Question

Using a variable frequency ac voltage source the maximum current measured in the given LCR circuit is 50 mA for V = 5 sin (100t) The values of L and R are shown in the figure. The capacitance of the capacitor (C) used is_______ µF.

Hint:

When the peak current is exactly $V_{peak}/R$, it implies the circuit is in resonance, meaning the inductive and capacitive reactances cancel each other out.

Answer 1

Correct Answer: 50

To find the capacitance \(C\) of the capacitor used in the LCR circuit, follow these steps:

Given the maximum current \(I_{\text{max}} = 50 \text{ mA} = 0.05 \text{ A}\) and voltage \(V = 5 \sin(100t)\), we can see the maximum voltage \(V_{\text{max}} = 5\) V. 

The angular frequency \(\omega = 100 \, \text{rad/s}\) as given in the voltage function.

The impedance \(Z\) of the LCR circuit is given by:

\(Z = \sqrt{R^2 + (X_L - X_C)^2}\)

\(X_L = \omega L = 100 \times 2 = 200 \, \Omega\)

\(X_C = \frac{1}{\omega C}\)

Using Ohm's law \(V_{\text{max}} = I_{\text{max}} \cdot Z\), we have:

\(5 = 0.05 \times \sqrt{100^2 + (200 - X_C)^2}\)

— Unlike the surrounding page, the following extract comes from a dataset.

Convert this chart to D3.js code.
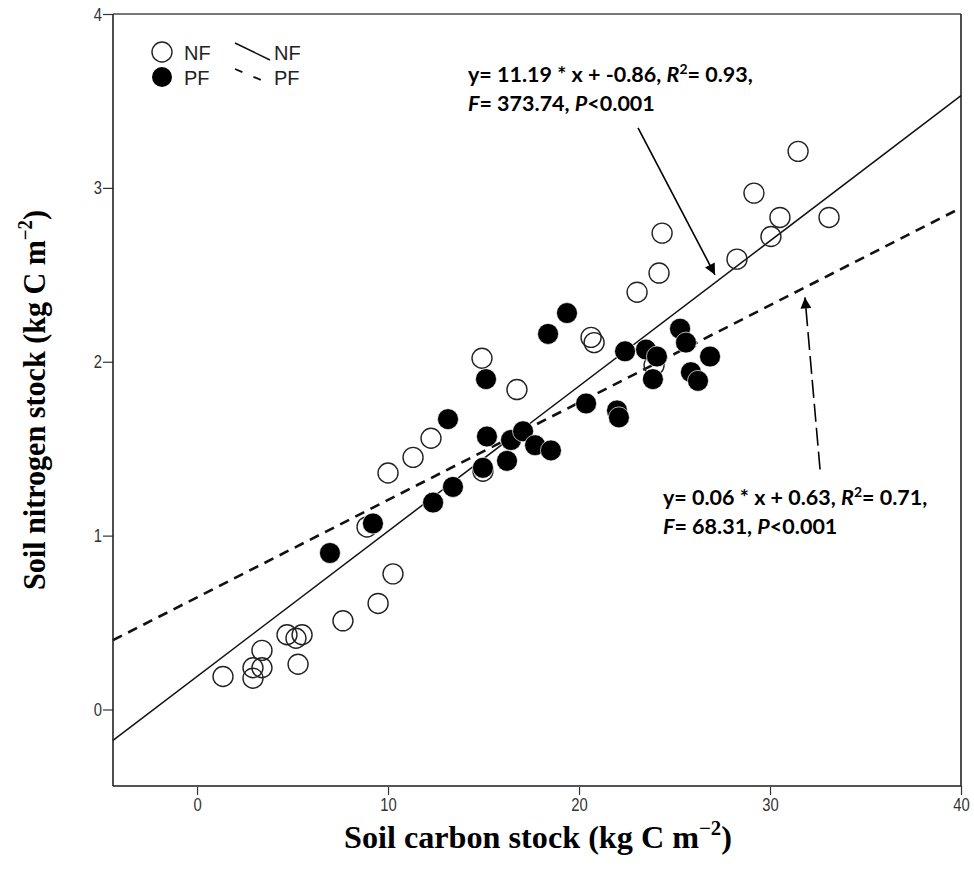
<!DOCTYPE html>
<html>
<head>
<meta charset="utf-8">
<script src="https://cdn.jsdelivr.net/npm/d3@7"></script>
<style>
  body { margin: 0; background: #fff; }
  svg { display: block; }
</style>
</head>
<body>
<svg id="main-chart"></svg>
<script>
// values (kg C m-2 vs kg N m-2)
const groups = ["NF", "PF"];
const nfCarbon = [1.36, 2.93, 2.93, 3.40, 3.40, 4.71, 5.18, 5.50, 5.29, 7.64, 9.48, 10.26, 8.90, 10.0, 11.31, 12.25, 14.92, 16.75, 14.97, 20.63, 20.79, 23.04, 24.19, 24.35, 28.27, 29.16, 30.05, 30.52, 31.47, 33.09, 23.93];
const nfNitrogen = [0.19, 0.18, 0.24, 0.24, 0.34, 0.43, 0.41, 0.43, 0.26, 0.51, 0.61, 0.78, 1.05, 1.36, 1.45, 1.56, 2.02, 1.84, 1.37, 2.14, 2.11, 2.40, 2.51, 2.74, 2.59, 2.97, 2.72, 2.83, 3.21, 2.83, 1.98];
const pfCarbon = [6.96, 9.21, 12.36, 13.40, 13.14, 15.13, 15.18, 14.97, 16.23, 16.44, 17.07, 17.70, 18.53, 18.38, 19.37, 20.37, 21.99, 22.09, 22.41, 23.51, 24.08, 23.87, 25.29, 25.60, 25.86, 26.23, 26.86];
const pfNitrogen = [0.90, 1.07, 1.19, 1.28, 1.67, 1.90, 1.57, 1.39, 1.43, 1.55, 1.60, 1.52, 1.49, 2.16, 2.28, 1.76, 1.72, 1.68, 2.06, 2.07, 2.03, 1.90, 2.19, 2.11, 1.94, 1.89, 2.03];

// fitted lines as drawn (slope, intercept)
const fitSlope = [0.0835, 0.056];
const fitIntercept = [0.19, 0.645];

const xTicks = [0, 10, 20, 30, 40];
const yTicks = [0, 1, 2, 3, 4];
const xDomain = [-4.4, 40];
const yDomain = [-0.44, 4];

// annotation text lines
const nfLabel = [["y= 11.19 * x + -0.86, ", "R", "2", "= 0.93,"], ["F", "= 373.74, ", "P", "<0.001"]];
const pfLabel = [["y= 0.06 * x + 0.63, ", "R", "2", "= 0.71,"], ["F", "= 68.31, ", "P", "<0.001"]];
// arrows: [tailX, tailY, headX, headY] in data units
const nfArrow = [23.09, 3.345, 27.12, 2.50];
const pfArrow = [32.62, 1.38, 31.83, 2.37];

function plotchart() {
  const width = 974;
  const height = 874;
  const margin = ({top: 14, right: 13, bottom: 88, left: 113});

  const svg = d3.select("#main-chart")
    .attr("width", width)
    .attr("height", height);

  const x = d3.scaleLinear().domain(xDomain).range([margin.left, width - margin.right]);
  const y = d3.scaleLinear().domain(yDomain).range([height - margin.bottom, margin.top]);

  const tickFont = "'Liberation Sans', Arial, sans-serif";
  const serif = "'Liberation Serif', 'Times New Roman', serif";
  const annFont = "Lato, 'Open Sans', sans-serif";

  const defs = svg.append("defs");
  defs.append("marker")
    .attr("id", "head")
    .attr("viewBox", "0 0 10 10")
    .attr("refX", 10).attr("refY", 5)
    .attr("markerWidth", 15).attr("markerHeight", 11)
    .attr("markerUnits", "userSpaceOnUse")
    .attr("orient", "auto")
    .append("path").attr("d", "M0,0L10,5L0,10z").attr("fill", "#000");

  // axes
  const xAxis = g => g
    .attr("transform", `translate(0,${y.range()[0]})`)
    .call(d3.axisBottom(x).tickValues(xTicks).tickFormat(d3.format("d")).tickSize(9).tickSizeOuter(0))
    .call(g => g.select(".domain").remove())
    .call(g => g.selectAll(".tick line").attr("stroke", "#333").attr("stroke-width", 1.2))
    .call(g => g.selectAll(".tick text").attr("y", 0).attr("dy", 0)
      .attr("transform", "translate(0,25) scale(0.78,1)")
      .attr("font-size", 19).attr("font-family", tickFont).attr("fill", "#333"));

  const yAxis = g => g
    .attr("transform", `translate(${x.range()[0]},0)`)
    .call(d3.axisLeft(y).tickValues(yTicks).tickFormat(d3.format("d")).tickSize(10).tickSizeOuter(0))
    .call(g => g.select(".domain").remove())
    .call(g => g.selectAll(".tick line").attr("stroke", "#333").attr("stroke-width", 1.2))
    .call(g => g.selectAll(".tick text").attr("x", 0)
      .attr("transform", "translate(-11,0) scale(0.78,1)")
      .attr("font-size", 19).attr("font-family", tickFont).attr("fill", "#333"));

  svg.append("g").call(xAxis);
  svg.append("g").call(yAxis);

  // frame
  const [x0, x1] = x.range();
  const [y0, y1] = y.range();
  svg.append("line").attr("x1", x0).attr("x2", x1).attr("y1", y1).attr("y2", y1)
    .attr("stroke", "#777").attr("stroke-width", 2.2);
  svg.append("line").attr("x1", x0).attr("x2", x1).attr("y1", y0).attr("y2", y0)
    .attr("stroke", "#555").attr("stroke-width", 2.2);
  svg.append("line").attr("x1", x0).attr("x2", x0).attr("y1", y1).attr("y2", y0)
    .attr("stroke", "#222").attr("stroke-width", 1.6);
  svg.append("line").attr("x1", x1).attr("x2", x1).attr("y1", y1).attr("y2", y0)
    .attr("stroke", "#222").attr("stroke-width", 1.6);

  // fit lines
  const plot = svg.append("g");
  const dashes = [null, "10,7"];
  const widths = [1.5, 2.6];
  groups.forEach((grp, i) => {
    const ends = xDomain.map(c => [c, fitIntercept[i] + fitSlope[i] * c]);
    plot.append("path")
      .datum(ends)
      .attr("fill", "none")
      .attr("stroke", "#111")
      .attr("stroke-width", widths[i])
      .attr("stroke-dasharray", dashes[i])
      .attr("d", d3.line().x(d => x(d[0])).y(d => y(d[1])));
  });

  // points
  const nf = nfCarbon.map((c, i) => ({c: c, n: nfNitrogen[i]}));
  const pf = pfCarbon.map((c, i) => ({c: c, n: pfNitrogen[i]}));

  plot.selectAll(".nf")
    .data(nf)
    .join("circle")
    .attr("class", "nf")
    .attr("cx", d => x(d.c))
    .attr("cy", d => y(d.n))
    .attr("r", 10)
    .attr("fill", "none")
    .attr("stroke", "#222")
    .attr("stroke-width", 1.4);

  plot.selectAll(".pf")
    .data(pf)
    .join("circle")
    .attr("class", "pf")
    .attr("cx", d => x(d.c))
    .attr("cy", d => y(d.n))
    .attr("r", 10.5)
    .attr("fill", "#000")
    .attr("stroke", "#fff")
    .attr("stroke-width", 0.7);

  // arrows
  svg.append("line")
    .attr("x1", x(nfArrow[0])).attr("y1", y(nfArrow[1]))
    .attr("x2", x(nfArrow[2])).attr("y2", y(nfArrow[3]))
    .attr("stroke", "#000").attr("stroke-width", 1.6)
    .attr("marker-end", "url(#head)");
  svg.append("line")
    .attr("x1", x(pfArrow[0])).attr("y1", y(pfArrow[1]))
    .attr("x2", x(pfArrow[2])).attr("y2", y(pfArrow[3]))
    .attr("stroke", "#000").attr("stroke-width", 1.6)
    .attr("stroke-dasharray", "18,6")
    .attr("marker-end", "url(#head)");

  // equation labels
  function equation(lines, left, base) {
    const t = svg.append("text")
      .attr("font-family", annFont)
      .attr("font-weight", 700)
      .attr("font-size", 21.5)
      .attr("fill", "#000");
    lines.forEach((parts, li) => {
      const row = t.append("tspan").attr("x", left).attr("y", base + li * 29);
      if (li === 0) {
        row.text(parts[0]);
        t.append("tspan").attr("font-style", "italic").text(parts[1]);
        t.append("tspan").attr("font-size", 14).attr("dy", -8).text(parts[2]);
        t.append("tspan").attr("dy", 8).text(parts[3]);
      } else {
        row.attr("font-style", "italic").text(parts[0]);
        t.append("tspan").text(parts[1]);
        t.append("tspan").attr("font-style", "italic").text(parts[2]);
        t.append("tspan").text(parts[3]);
      }
    });
  }
  equation(nfLabel, 468, 82);
  equation(pfLabel, 663, 505);

  // legend
  const lg = svg.append("g")
    .attr("font-family", "'Liberation Sans', Arial, sans-serif")
    .attr("font-size", 20)
    .attr("fill", "#222");
  lg.append("circle").attr("cx", 162).attr("cy", 52).attr("r", 10)
    .attr("fill", "none").attr("stroke", "#222").attr("stroke-width", 1.4);
  lg.append("circle").attr("cx", 162).attr("cy", 77).attr("r", 10).attr("fill", "#000");
  lg.append("text").attr("x", 184).attr("y", 60).text(groups[0]);
  lg.append("text").attr("x", 184).attr("y", 85).text(groups[1]);
  lg.append("line").attr("x1", 235).attr("y1", 43).attr("x2", 270).attr("y2", 60)
    .attr("stroke", "#111").attr("stroke-width", 1.5);
  lg.append("line").attr("x1", 235).attr("y1", 69).attr("x2", 268).attr("y2", 83)
    .attr("stroke", "#111").attr("stroke-width", 1.8).attr("stroke-dasharray", "8,12");
  lg.append("text").attr("x", 274).attr("y", 60).text(groups[0]);
  lg.append("text").attr("x", 274).attr("y", 85).text(groups[1]);

  // axis titles
  const xt = svg.append("text")
    .attr("x", 538).attr("y", 848)
    .attr("text-anchor", "middle")
    .attr("font-family", serif).attr("font-weight", 700).attr("font-size", 31)
    .attr("textLength", 388).attr("lengthAdjust", "spacingAndGlyphs");
  xt.append("tspan").text("Soil carbon stock (kg C m");
  xt.append("tspan").attr("font-size", 20).attr("dy", -13).text("\u22122");
  xt.append("tspan").attr("dy", 13).text(")");

  const yt = svg.append("text")
    .attr("transform", "translate(45,400) rotate(-90)")
    .attr("text-anchor", "middle")
    .attr("font-family", serif).attr("font-weight", 700).attr("font-size", 32)
    .attr("textLength", 380).attr("lengthAdjust", "spacingAndGlyphs");
  yt.append("tspan").text("Soil nitrogen stock (kg C m");
  yt.append("tspan").attr("font-size", 20).attr("dy", -13).text("\u22122");
  yt.append("tspan").attr("dy", 13).text(")");
}

plotchart();
</script>
</body>
</html>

\(\Rightarrow 100 = \sqrt{100^2 + (200 - X_C)^2}\)

Square both sides:

\(10000 = 10000 + (200 - X_C)^2\)

\((200 - X_C)^2 = 0\)

Calculate \(C\) from \(X_C\):

\(X_C = \frac{1}{\omega C} = 200\)

\(C = \frac{1}{200 \times 100} = 5 \times 10^{-5} \, \text{F} = 50 \, \mu\text{F}\)

Thus, the capacitance \(C\) is 50 µF, which fits within the given range.

This implies \(X_C = 200 \, \Omega\).